There is a new aggression to their defensive line speed, and more of a mix between choke and chop tackles. Cue the nil part. Take a bow Jacques Nienaber.
But likewise Leicester’s mentality and physicality will be in a different place next Saturday, if hopefully not on the scale of Manu Tuilagi’s wildness. At the very least, though, Leicester will not permit Munster to dominate the collisions as they did at Thomond Park.
As an aside, Glasgow’s win over a Racing team seemingly having lost some of their desire since last season’s French championship win, leaves the Parisians – last season’s finalists – fighting for their Euro survival next Friday night.
Were Glasgow to complete a double, it’s conceivable Munster will face Racing’s espoirs away and at home when renewing acquaintances with Ronan O’Gara in the new year.
Despite the most entertaining win of the weekend, ominously for Ulster, on the two occasions Clermont have lost away in round three, by 11-9 to Harlequins in 1999 and notably by 31-14 to Exeter last year, they responded with 32-9 and 42-10 wins at the Stade Marcel Michelin.
Prior to last season’s round-six defeat to Bordeaux, Les Jaunards had won 25 games out of 25 at their home fortress. They have avenged that loss with 40-16 and 49-33 wins over Bordeaux in the Top 14 and in the European Cup in recording seven wins out of seven at home this season.
By contrast, Connacht have all the motivation in the world when hosting Wasps on Saturday at the Sportsground in what is effectively a win-or-bust scenario for them. But there was enough in their fluctuating and absorbing defeat at the Ricoh Arena to give them hope.
That game was a reminder as to the importance of a lineout general.
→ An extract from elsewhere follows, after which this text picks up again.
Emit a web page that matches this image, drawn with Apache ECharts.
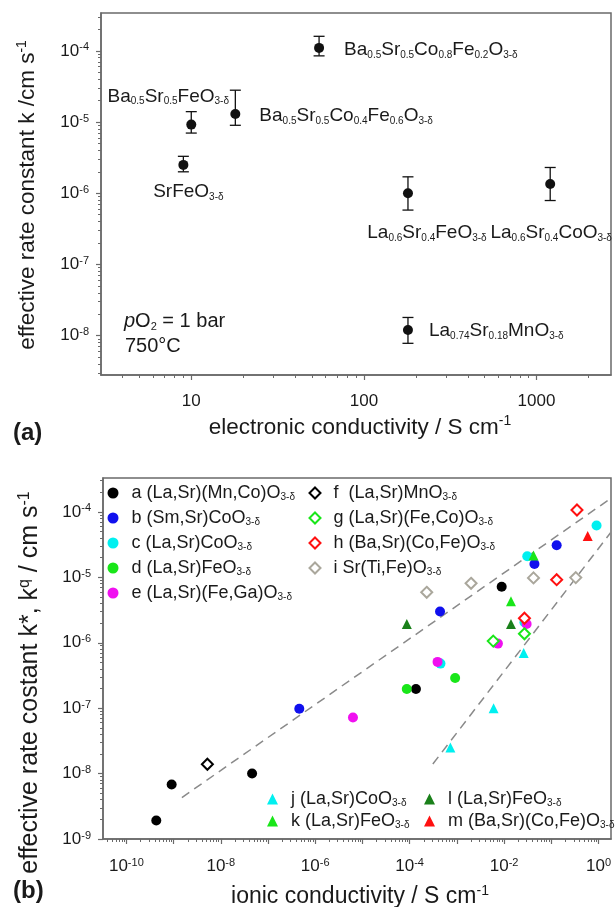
<!DOCTYPE html>
<html><head><meta charset="utf-8">
<script src="https://cdn.jsdelivr.net/npm/echarts@6/dist/echarts.min.js"></script>
<style>html,body{margin:0;padding:0;background:#fff}#c{width:616px;height:907px}</style>
</head><body><div id="c"></div>
<script>
// ---------------- Panel (a): k vs electronic conductivity ----------------
const matNamesA = ['Ba0.5Sr0.5Co0.8Fe0.2O3-δ','Ba0.5Sr0.5FeO3-δ','Ba0.5Sr0.5Co0.4Fe0.6O3-δ','SrFeO3-δ','La0.6Sr0.4FeO3-δ','La0.6Sr0.4CoO3-δ','La0.74Sr0.18MnO3-δ'];
const matRichA = ['Ba{s|0.5}Sr{s|0.5}Co{s|0.8}Fe{s|0.2}O{s|3-δ}','Ba{s|0.5}Sr{s|0.5}FeO{s|3-δ}','Ba{s|0.5}Sr{s|0.5}Co{s|0.4}Fe{s|0.6}O{s|3-δ}','SrFeO{s|3-δ}','La{s|0.6}Sr{s|0.4}FeO{s|3-δ}','La{s|0.6}Sr{s|0.4}CoO{s|3-δ}','La{s|0.74}Sr{s|0.18}MnO{s|3-δ}'];
const sigmaElec = [55, 10, 18, 9.0, 180, 1200, 180];
const kEff      = [1.1e-4, 9.2e-6, 1.3e-5, 2.5e-6, 1.0e-6, 1.35e-6, 1.2e-8];
const kLow      = [8.5e-5, 7.0e-6, 9.0e-6, 2.0e-6, 5.8e-7, 7.9e-7, 7.8e-9];
const kHigh     = [1.6e-4, 1.4e-5, 2.8e-5, 3.3e-6, 1.7e-6, 2.3e-6, 1.8e-8];
const topXTicks = [10, 100, 1000];
const topYTicks = [1e-8, 1e-7, 1e-6, 1e-5, 1e-4];

// ---------------- Panel (b): k vs ionic conductivity ----------------
const serA = [[4.3e-10,1.92e-9],[9.1e-10,6.8e-9],[4.6e-8,1.0e-8],[1.36e-4,1.96e-7],[8.9e-3,7.2e-6]];
const serB = [[4.6e-7,9.8e-8],[4.4e-4,3.0e-6],[0.044,1.6e-5],[0.13,3.1e-5]];
const serC = [[4.5e-4,4.8e-7],[0.027,2.06e-6],[0.031,2.1e-5],[0.91,6.2e-5]];
const serD = [[8.7e-5,1.96e-7],[9.2e-4,2.9e-7]];
const serE = [[6.3e-6,7.2e-8],[3.9e-4,5.1e-7],[7.4e-3,9.7e-7],[0.030,1.94e-6]];
const serF = [[5.2e-9,1.39e-8]];
const serG = [[5.9e-3,1.06e-6],[0.027,1.37e-6]];
const serH = [[0.027,2.37e-6],[0.13,9.2e-6],[0.35,1.07e-4]];
const serI = [[2.3e-4,5.9e-6],[2.0e-3,8.1e-6],[0.042,9.8e-6],[0.33,9.9e-6]];
const serJ = [[7.3e-4,2.5e-8],[6.0e-3,1.0e-7],[0.026,7.0e-7]];
const serK = [[0.014,4.3e-6],[0.042,2.15e-5]];
const serL = [[8.7e-5,1.94e-6],[0.014,1.94e-6]];
const serM = [[0.59,4.3e-5]];
const fitLine1 = [[1.5e-9,4.3e-9],[1.8,1.6e-4]];
const fitLine2 = [[3.1e-4,1.4e-8],[1.8,4.8e-5]];
const legendTextB = {
  a:'a (La,Sr)(Mn,Co)O{s|3-δ}', b:'b (Sm,Sr)CoO{s|3-δ}', c:'c (La,Sr)CoO{s|3-δ}', d:'d (La,Sr)FeO{s|3-δ}', e:'e (La,Sr)(Fe,Ga)O{s|3-δ}',
  f:'f  (La,Sr)MnO{s|3-δ}', g:'g (La,Sr)(Fe,Co)O{s|3-δ}', h:'h (Ba,Sr)(Co,Fe)O{s|3-δ}', i:'i Sr(Ti,Fe)O{s|3-δ}',
  j:'j (La,Sr)CoO{s|3-δ}', k:'k (La,Sr)FeO{s|3-δ}', l:'l (La,Sr)FeO{s|3-δ}', m:'m (Ba,Sr)(Co,Fe)O{s|3-δ}'
};
const botXTicks  = [1e-10,1e-9,1e-8,1e-7,1e-6,1e-5,1e-4,1e-3,1e-2,1e-1,1];
const botXLabels = [1e-10,1e-8,1e-6,1e-4,1e-2,1];
const botYTicks  = [1e-9,1e-8,1e-7,1e-6,1e-5,1e-4];

// ---------------- styling ----------------
const FONT = '"Liberation Sans", Arial, Helvetica, sans-serif';
const TXT = '#1a1a1a';
const AXC = '#6a6a6a';
const CYAN = '#00f0f0', GREEN = '#19e619', BLUE = '#1010ee', MAG = '#f010f0', RED = '#ff1010', DKGREEN = '#1a801a', GRAY = '#aaa79c';

function minorTicks(min, max) {
  const out = [];
  for (let e = Math.floor(Math.log10(min)); e <= Math.ceil(Math.log10(max)); e++) {
    for (let m = 2; m <= 9; m++) { const v = Number(m + 'e' + e); if (v > min && v < max) out.push(v); }
  }
  return out;
}
const expFmt = v => '10{p|' + Math.round(Math.log10(v)) + '}';
const supRich = { p: { fontSize: 11, lineHeight: 8, verticalAlign: 'top', fontFamily: FONT, color: TXT } };
const subRich = { s: { fontSize: 10, lineHeight: 6, verticalAlign: 'bottom', fontFamily: FONT, color: TXT } };

const ext = {
  tx: [3, 2700], ty: [2.8e-9, 3.4e-4],
  bx: [3.2e-11, 1.84], by: [1e-9, 3.3e-4]
};

function mainAxis(grid, range, ticks, labels, fmt, pos, margin, name, nameGap, nameSize, namePad) {
  return {
    gridIndex: grid, type: 'log', logBase: 10, min: range[0], max: range[1], position: pos,
    axisLine: { show: true, onZero: false, lineStyle: { color: AXC, width: 1.5 } },
    axisTick: { show: true, inside: false, customValues: ticks, length: 5, lineStyle: { color: AXC, width: 1.2 } },
    axisLabel: { show: true, customValues: labels, margin: margin, formatter: fmt, fontSize: 17, lineHeight: 18,
      color: TXT, fontFamily: FONT, rich: supRich },
    splitLine: { show: false }, minorTick: { show: false }, minorSplitLine: { show: false },
    name: name, nameLocation: 'middle', nameGap: nameGap, nameMoveOverlap: false,
    nameTextStyle: { fontSize: nameSize, lineHeight: 26, color: TXT, fontFamily: FONT, padding: namePad,
      rich: { p: { fontSize: Math.round(nameSize * 0.62), lineHeight: 10, verticalAlign: 'top', fontFamily: FONT, color: TXT } } }
  };
}
function minorAxis(grid, range, pos) {
  return {
    gridIndex: grid, type: 'log', logBase: 10, min: range[0], max: range[1], position: pos,
    axisLine: { show: false, onZero: false },
    axisTick: { show: true, inside: false, customValues: minorTicks(range[0], range[1]), length: 3, lineStyle: { color: AXC, width: 1 } },
    axisLabel: { show: false }, splitLine: { show: false }, name: ''
  };
}

const xAxes = [
  mainAxis(0, ext.tx, topXTicks, topXTicks, v => String(Math.round(v)), 'bottom', 17,
    'electronic conductivity / S cm{p|-1}', 39.5, 22.5, [0, 0, 0, 8]),
  minorAxis(0, ext.tx, 'bottom'),
  mainAxis(1, ext.bx, botXTicks, botXLabels, expFmt, 'bottom', 18,
    'ionic conductivity / S cm{p|-1}', 45, 23, [0, 0, 0, 6]),
  minorAxis(1, ext.bx, 'bottom')
];
const yAxes = [
  mainAxis(0, ext.ty, topYTicks, topYTicks, expFmt, 'left', 12,
    'effective rate constant k /cm s{p|-1}', 60, 22.5, [0, 2, 0, 0]),
  minorAxis(0, ext.ty, 'left'),
  mainAxis(1, ext.by, botYTicks, botYTicks, expFmt, 'left', 12,
    'effective rate costant k*, k{p|q} / cm s{p|-1}', 60, 25, [0, 48, 0, 0]),
  minorAxis(1, ext.by, 'left')
];

// label placement for panel (a) annotations (not data)
const labelPlaceA = [
  { position: 'right', distance: 20, offset: [0, 2] },
  { position: 'inside', offset: [-23, -28] },
  { position: 'right', distance: 19, offset: [0, 2] },
  { position: 'inside', offset: [5, 27] },
  { position: 'inside', offset: [19, 40] },
  { position: 'inside', offset: [1, 49] },
  { position: 'right', distance: 16, offset: [0, 1] }
];

const series = [];
// error bars
series.push({
  type: 'custom', xAxisIndex: 0, yAxisIndex: 0, silent: true, z: 2,
  data: sigmaElec.map((s, i) => [s, kLow[i], kHigh[i]]),
  encode: { x: 0, y: [1, 2] },
  renderItem: function (params, api) {
    const x = api.value(0);
    const lo = api.coord([x, api.value(1)]);
    const hi = api.coord([x, api.value(2)]);
    const w = 5.5;
    const st = { stroke: '#111', lineWidth: 1.3 };
    return { type: 'group', children: [
      { type: 'line', shape: { x1: lo[0], y1: lo[1], x2: hi[0], y2: hi[1] }, style: st },
      { type: 'line', shape: { x1: lo[0] - w, y1: lo[1], x2: lo[0] + w, y2: lo[1] }, style: st },
      { type: 'line', shape: { x1: hi[0] - w, y1: hi[1], x2: hi[0] + w, y2: hi[1] }, style: st }
    ] };
  }
});
series.push({
  type: 'scatter', name: 'panelA', xAxisIndex: 0, yAxisIndex: 0, z: 3, silent: true,
  symbol: 'circle', symbolSize: 10, itemStyle: { color: '#111', opacity: 1 },
  data: sigmaElec.map((s, i) => ({
    value: [s, kEff[i]], name: matNamesA[i],
    label: Object.assign({ show: true, formatter: () => matRichA[i], fontSize: 19, lineHeight: 20,
      color: TXT, opacity: 1, fontFamily: FONT, rich: subRich }, labelPlaceA[i])
  }))
});

// dashed fit lines
[fitLine1, fitLine2].forEach(d => series.push({
  type: 'line', xAxisIndex: 2, yAxisIndex: 2, data: d, symbol: 'none', silent: true, z: 1,
  lineStyle: { color: '#8a8a8a', width: 1.5, type: [9, 6] }
}));

function scat(name, data, symbol, color, hollow, size) {
  return {
    type: 'scatter', name: name, xAxisIndex: 2, yAxisIndex: 2, data: data, symbol: symbol,
    symbolSize: size, silent: true, z: 3,
    itemStyle: hollow ? { color: '#fff', borderColor: color, borderWidth: 2, opacity: 1 } : { color: color, opacity: 1 }
  };
}
series.push(scat('a', serA, 'circle', '#000', false, 10));
series.push(scat('b', serB, 'circle', BLUE, false, 10));
series.push(scat('c', serC, 'circle', CYAN, false, 10));
series.push(scat('d', serD, 'circle', GREEN, false, 10));
series.push(scat('e', serE, 'circle', MAG, false, 10));
series.push(scat('f', serF, 'diamond', '#000', true, 11));
series.push(scat('g', serG, 'diamond', GREEN, true, 11));
series.push(scat('h', serH, 'diamond', RED, true, 11));
series.push(scat('i', serI, 'diamond', GRAY, true, 11));
series.push(scat('j', serJ, 'triangle', CYAN, false, 10));
series.push(scat('k', serK, 'triangle', GREEN, false, 10));
series.push(scat('l', serL, 'triangle', DKGREEN, false, 10));
series.push(scat('m', serM, 'triangle', RED, false, 10));

function legendBox(names, icon, left, top, gap) {
  return {
    orient: 'vertical', left: left, top: top, itemGap: gap, itemWidth: 11, itemHeight: 11,
    selectedMode: false, padding: 0, icon: icon, symbolKeepAspect: true,
    data: names.map(n => ({ name: n, icon: icon })),
    formatter: n => '{g| }' + legendTextB[n],
    textStyle: { fontSize: 18, lineHeight: 18, color: TXT, fontFamily: FONT,
      rich: Object.assign({ g: { width: 8, fontSize: 10, lineHeight: 10 } }, subRich) }
  };
}

const option = {
  animation: false,
  backgroundColor: '#fff',
  grid: [
    { left: 101, right: 5, top: 13, bottom: 532, show: true, borderColor: AXC, borderWidth: 1.5, backgroundColor: 'transparent', containLabel: false, outerBoundsMode: 'none' },
    { left: 103, right: 5, top: 478, bottom: 68, show: true, borderColor: AXC, borderWidth: 1.5, backgroundColor: 'transparent', containLabel: false, outerBoundsMode: 'none' }
  ],
  xAxis: xAxes,
  yAxis: yAxes,
  legend: [
    legendBox(['a','b','c','d','e'], 'circle', 107.5, 484, 7),
    legendBox(['f','g','h','i'], 'diamond', 308.5, 484, 7),
    legendBox(['j','k'], 'triangle', 267, 790, 4),
    legendBox(['l','m'], 'triangle', 424, 790, 4)
  ],
  graphic: [
    { type: 'text', x: 124, y: 321, silent: true, style: { text: '{i|p}O{s|2} = 1 bar', fontSize: 20, lineHeight: 22, fontFamily: FONT, fill: TXT, verticalAlign: 'middle',
      rich: { i: { fontSize: 20, fontStyle: 'italic', fontFamily: FONT, color: TXT }, s: { fontSize: 11, lineHeight: 6, verticalAlign: 'bottom', fontFamily: FONT, color: TXT } } } },
    { type: 'text', x: 125, y: 346, silent: true, style: { text: '750°C', fontSize: 20, fontFamily: FONT, fill: TXT, verticalAlign: 'middle' } },
    { type: 'text', x: 13, y: 433, silent: true, style: { text: '(a)', fontSize: 24, fontWeight: 'bold', fontFamily: FONT, fill: TXT, verticalAlign: 'middle' } },
    { type: 'text', x: 13, y: 891, silent: true, style: { text: '(b)', fontSize: 24, fontWeight: 'bold', fontFamily: FONT, fill: TXT, verticalAlign: 'middle' } }
  ],
  series: series
};
const chart = echarts.init(document.getElementById('c'), null, { renderer: 'canvas' });
chart.setOption(option);
</script>
</body></html>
Ally Muldowney’s loss remains acutely felt, all the more so as the injured Andrew Browne and James Cannon (whose loan deal from Wasps does not permit him to play in these matches) were unavailable in Coventry.
Even so, the lineout, restart and defensive malfunctions, along with their goal-kicking, are potentially fixable in six days, whatever about their casualty list.
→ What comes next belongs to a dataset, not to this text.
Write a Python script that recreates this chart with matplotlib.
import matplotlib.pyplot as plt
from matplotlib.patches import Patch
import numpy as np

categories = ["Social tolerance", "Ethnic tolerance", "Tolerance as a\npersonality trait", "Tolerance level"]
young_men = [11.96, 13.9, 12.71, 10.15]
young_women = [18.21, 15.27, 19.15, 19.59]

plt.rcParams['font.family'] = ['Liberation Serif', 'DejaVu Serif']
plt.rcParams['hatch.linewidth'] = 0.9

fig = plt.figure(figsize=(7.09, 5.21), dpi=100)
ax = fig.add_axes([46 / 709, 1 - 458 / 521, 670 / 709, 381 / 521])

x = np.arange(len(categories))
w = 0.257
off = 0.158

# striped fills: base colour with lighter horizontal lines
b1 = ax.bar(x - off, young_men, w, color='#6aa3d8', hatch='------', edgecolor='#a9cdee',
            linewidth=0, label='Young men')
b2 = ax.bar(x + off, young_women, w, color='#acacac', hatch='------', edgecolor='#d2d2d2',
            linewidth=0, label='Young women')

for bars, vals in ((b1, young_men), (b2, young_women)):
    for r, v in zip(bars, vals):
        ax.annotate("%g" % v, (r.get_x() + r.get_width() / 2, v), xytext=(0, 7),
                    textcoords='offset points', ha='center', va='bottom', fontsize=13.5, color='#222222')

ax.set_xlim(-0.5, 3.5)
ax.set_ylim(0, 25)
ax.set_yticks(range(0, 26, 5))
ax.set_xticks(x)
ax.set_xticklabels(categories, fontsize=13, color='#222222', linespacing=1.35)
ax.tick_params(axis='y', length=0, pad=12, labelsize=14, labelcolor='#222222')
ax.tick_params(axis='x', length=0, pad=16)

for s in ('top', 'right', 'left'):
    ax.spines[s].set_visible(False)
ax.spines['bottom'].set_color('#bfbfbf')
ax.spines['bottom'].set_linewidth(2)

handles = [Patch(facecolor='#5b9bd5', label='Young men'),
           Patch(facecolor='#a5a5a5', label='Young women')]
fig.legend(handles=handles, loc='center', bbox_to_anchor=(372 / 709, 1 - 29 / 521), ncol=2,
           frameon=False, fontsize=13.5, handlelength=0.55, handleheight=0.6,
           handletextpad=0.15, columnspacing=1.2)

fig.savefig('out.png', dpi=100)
Leinster and Clermont are the only sides to have completed a back-to-back double over Northampton, and that was as far back as 2000 and 2001. Since then, Northampton have responded to four defeats in round three by winning three times and drawing once a week later.
Significantly, after losing 25-6 and 40-7 at home to Ulster and Leinster in 2012 and ’13, Northampton came across to Ireland the following weekend and won 10-9 and 18-9. That said, they have looked nothing like that side as their season unravels.
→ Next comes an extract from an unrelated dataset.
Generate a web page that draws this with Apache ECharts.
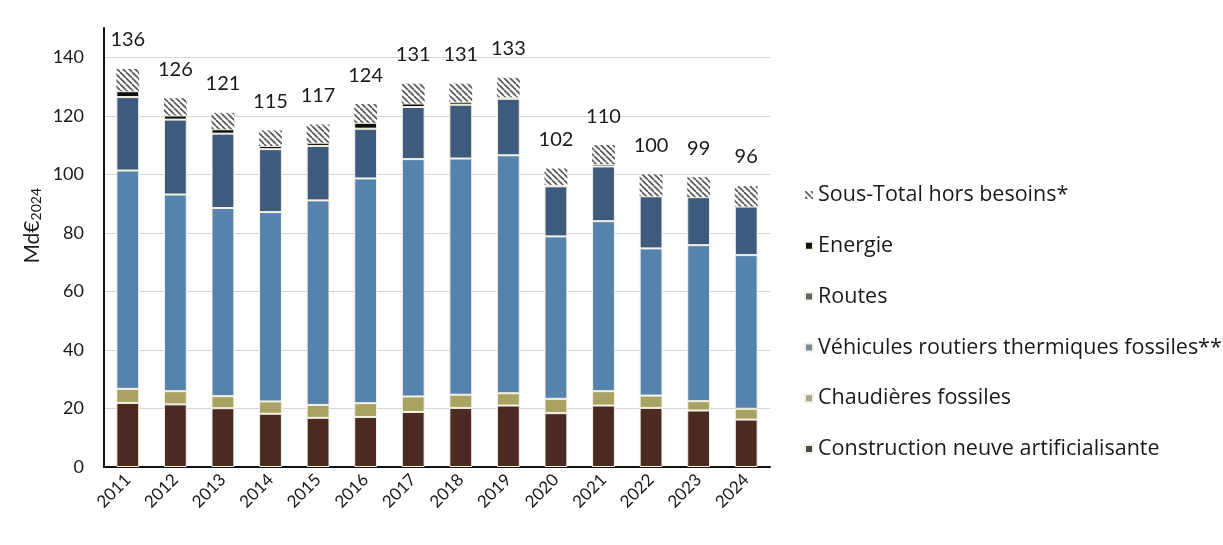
<!DOCTYPE html>
<html>
<head>
<meta charset="utf-8">
<script src="https://cdn.jsdelivr.net/npm/echarts@6/dist/echarts.min.js"></script>
<style>
  html, body { margin: 0; padding: 0; background: #ffffff; }
  #chart { width: 1223px; height: 545px; }
</style>
</head>
<body>
<div id="chart"></div>
<script>
// Years on the category axis
const years = ['2011','2012','2013','2014','2015','2016','2017','2018','2019','2020','2021','2022','2023','2024'];

// Stacked components, Md€2024 (bottom to top)
const construction = [21.9, 21.4, 20.1, 18.2, 16.8, 17.1, 18.8, 20.2, 21.0, 18.4, 21.0, 20.2, 19.3, 16.2];
const chaudieres   = [4.8, 4.5, 4.1, 4.2, 4.4, 4.7, 5.3, 4.5, 4.2, 4.9, 4.9, 4.2, 3.2, 3.7];
const vehicules    = [74.6, 67.2, 64.3, 64.7, 69.9, 76.8, 81.1, 80.7, 81.3, 55.5, 58.1, 50.3, 53.3, 52.5];
const routes       = [25.1, 25.6, 25.4, 21.5, 18.6, 17.0, 17.8, 18.4, 19.3, 17.1, 18.7, 17.8, 16.4, 16.6];
const energie      = [2.0, 1.4, 1.5, 1.1, 1.1, 2.0, 1.2, 1.0, 0.6, 0.5, 0.8, 0.0, 0.0, 0.0];
const horsBesoins  = [7.6, 5.9, 5.6, 5.3, 6.2, 6.4, 6.8, 6.2, 6.6, 5.6, 6.5, 7.5, 6.8, 7.0];

// Totals printed above each bar
const totals = [136, 126, 121, 115, 117, 124, 131, 131, 133, 102, 110, 100, 99, 96];

// Y axis ticks
const yTicks = [0, 20, 40, 60, 80, 100, 120, 140];

const names = {
  construction: 'Construction neuve artificialisante',
  chaudieres: 'Chaudières fossiles',
  vehicules: 'Véhicules routiers thermiques fossiles**',
  routes: 'Routes',
  energie: 'Energie',
  hors: 'Sous-Total hors besoins*'
};

// Diagonal hatch pattern for the "hors besoins" block
function hatch() {
  const s = 6;
  const c = document.createElement('canvas');
  c.width = s; c.height = s;
  const g = c.getContext('2d');
  g.fillStyle = '#ffffff';
  g.fillRect(0, 0, s, s);
  g.strokeStyle = '#555555';
  g.lineWidth = 1.6;
  for (const k of [-s, 0, s]) {
    g.beginPath();
    g.moveTo(k, 0);
    g.lineTo(k + s, s);
    g.stroke();
  }
  return c;
}

const FONT = 'Lato';
const LEGEND_FONT = 'Open Sans';
const sep = { borderColor: '#f4f1e4', borderWidth: 1 };

function bar(name, data, color, extra) {
  return Object.assign({
    name: name,
    type: 'bar',
    stack: 'total',
    barWidth: '48%',
    data: data,
    itemStyle: Object.assign({ color: color }, sep)
  }, extra || {});
}

const chart = echarts.init(document.getElementById('chart'), null, { renderer: 'canvas' });

chart.setOption({
  animation: false,
  backgroundColor: '#ffffff',
  textStyle: { fontFamily: FONT },
  grid: { left: 104, right: 453, top: 28, bottom: 78, containLabel: false },
  legend: {
    orient: 'vertical',
    left: 799,
    top: 176,
    itemWidth: 8,
    itemHeight: 8,
    itemGap: 22.8,
    icon: 'rect',
    selectedMode: false,
    textStyle: { fontFamily: LEGEND_FONT, fontSize: 21.5, color: '#1a1a1a', lineHeight: 28 },
    data: [
      { name: names.hors },
      { name: names.energie, itemStyle: { color: '#111111' } },
      { name: names.routes, itemStyle: { color: '#5f6366' } },
      { name: names.vehicules, itemStyle: { color: '#7d8a98' } },
      { name: names.chaudieres, itemStyle: { color: '#a8a78e' } },
      { name: names.construction, itemStyle: { color: '#4a4848' } }
    ]
  },
  graphic: [{
    type: 'text',
    left: 22,
    top: 188,
    rotation: Math.PI / 2,
    style: {
      text: 'Md€{s|2024}',
      fontFamily: FONT,
      fontSize: 21,
      fill: '#1a1a1a',
      rich: { s: { fontSize: 14, fontFamily: FONT, fill: '#1a1a1a', padding: [8, 0, 0, 0] } }
    }
  }],
  xAxis: {
    type: 'category',
    data: years,
    axisLine: { lineStyle: { color: '#111111', width: 2 } },
    axisTick: { show: false },
    axisLabel: { rotate: 45, fontFamily: FONT, fontSize: 17, color: '#1a1a1a', margin: 10 }
  },
  yAxis: {
    type: 'value',
    min: 0,
    max: 150,
    interval: 20,
    axisLine: { show: true, lineStyle: { color: '#111111', width: 2 } },
    axisTick: { show: false },
    axisLabel: {
      fontFamily: FONT, fontSize: 18, color: '#1a1a1a', margin: 20, showMaxLabel: false,
      formatter: v => (yTicks.indexOf(v) >= 0 ? String(v) : '')
    },
    splitLine: {
      lineStyle: {
        color: ['#d6d6d6', '#d6d6d6', '#d6d6d6', '#d6d6d6', '#d6d6d6', '#d6d6d6', '#d6d6d6', '#d6d6d6', 'rgba(0,0,0,0)'],
        width: 1
      }
    }
  },
  series: [
    bar(names.construction, construction, '#4b2a22'),
    bar(names.chaudieres, chaudieres, '#a8a263'),
    bar(names.vehicules, vehicules, '#5683ad'),
    bar(names.routes, routes, '#3e5a7c'),
    bar(names.energie, energie, '#0d0d0d'),
    bar(names.hors, horsBesoins, '#888888', {
      itemStyle: { color: { image: hatch(), repeat: 'repeat' }, borderWidth: 0 },
      label: {
        show: true,
        position: 'top',
        distance: 19,
        fontFamily: FONT,
        fontSize: 20,
        color: '#1a1a1a',
        formatter: p => String(totals[p.dataIndex])
      }
    })
  ]
});
</script>
</body>
</html>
As eight defeats in 13 Premiership or European games this season demonstrates, there is something not right with the Saints, and on top of the results from the investigation into their treatment of George North’s latest concussion issue, there will be the further distraction this week of Dylan Hartley’s inevitable suspension – a third high-profile case in the recent weeks.
Good old Dylan. What is to be done with him? It’s easy and populist on this side of the Irish Sea to condemn him and call for an extended ban, but with a rap sheet that has so far included eye gouging, biting, punching, verbal abuse of a referee, elbowing and head butting, a swinging arm to the head pretty much completes the set.
Who knows what demons sparked this latest act of violence, whether it was being kept on the bench after starting only one game for his club this season, or the presence of Eddie Jones or even Stuart Lancaster in the stands, given their contrasting investments in this volatile player.
Certainly no disciplinary hearing can cite good behaviour, no matter how contrite he may be. Were his suspension to conclude in time for the Six Nations, and he to remain England captain, it also would send out all the wrong messages about the sport.
Not having learned from six previous suspensions, Hartley clearly has problems. Until he sorts them out, there is the risk of a serious injury to an opponent.
Hence, Hartley’s issues are now a truly serious issue for the game.